A quiet morning revealed the difference between doing and simply being
In the wee small hours of the morning, while the whole wide world is fast asleep…
The rain has stopped. The streets are fresh and warm. The sky is clear. The day begins to form…
The opening lyric to these favorite songs conveys the sensibility of this exceptional morning.
I’m not a morning person. Never have been. While the prospect of greeting the sunrise, having a full and healthy breakfast and feeling the start of a new day is appealing, it hasn’t been enough to satisfy my body’s need for sleep. And I relish the quiet of late nights.
This morning was different. At 5:30 I got up, put on my robe and had a couple strawberries and two Graham crackers with peanut butter. Unusual. Even more so, after raising the window blinds, settling into my recliner, watching wispy-pink clouds drift by and noticing the stillness of the trees, I suddenly realized: I hadn’t even anticipated the day.

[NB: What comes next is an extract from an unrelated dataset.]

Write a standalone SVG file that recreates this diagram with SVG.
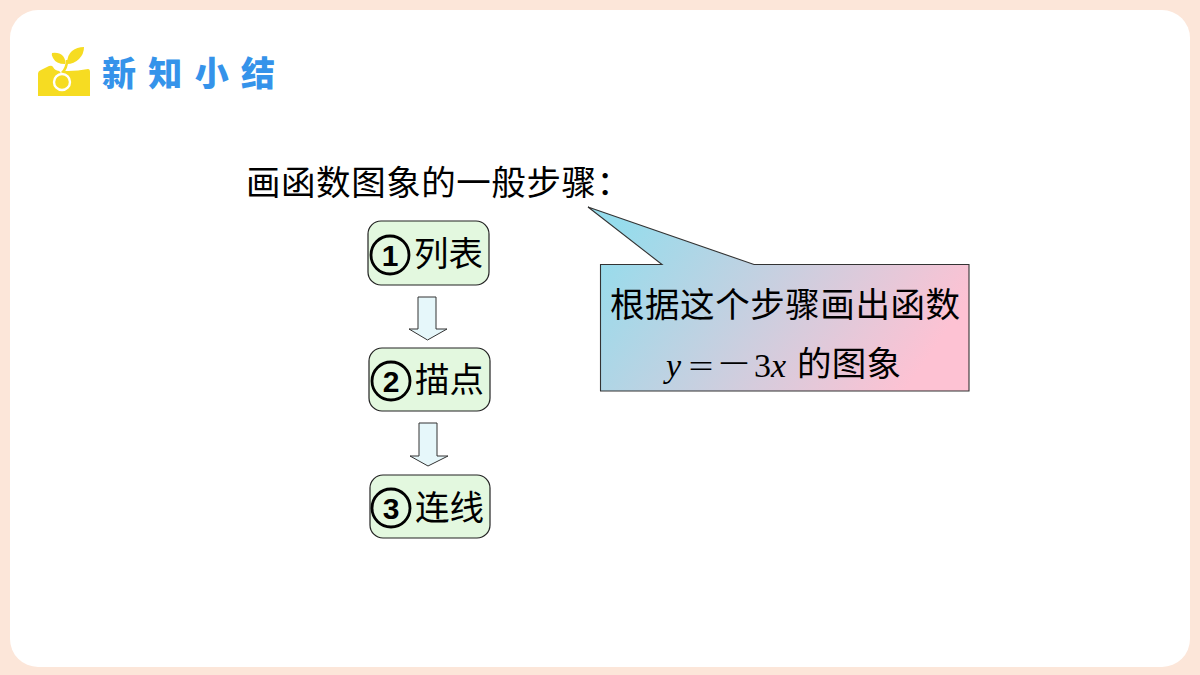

No checking emails, formulating plans or recalling concerns; no deciding whether or not to take a shower; not a thought about the date, tomorrow or the future; didn’t even notice my open schedule book. Most unusual! Their absence, the low light and quiet combined to produce the experience of both inner and outer peace.
I’m generally a peaceful person, equanimity is a primary value. I’ve experienced the “peace that passeth understanding—or close to it. But this wasn’t that. “Contentment” comes to mind, but this was different yet. Reflecting on it now, “beingness”—beyond “presentness”—is a better word for it. And that calls up its corollary—”becoming.” The former represents the static state of what is, while the latter references change. It’s dynamic, something in the process of coming to be—like the result of learning or our personal evolution.
Philosophy
According to Google AI (with my editing for brevity): The philosophy of “being” versus “becoming” is one of the oldest debates in metaphysics, centering on whether reality is fundamentally permanent or constantly changing. The debate began in ancient Greece with two contrasting views:
Parmenides (Being): Argued that reality is permanent, unchanging, and eternal. Change is an illusion because something cannot come from nothing.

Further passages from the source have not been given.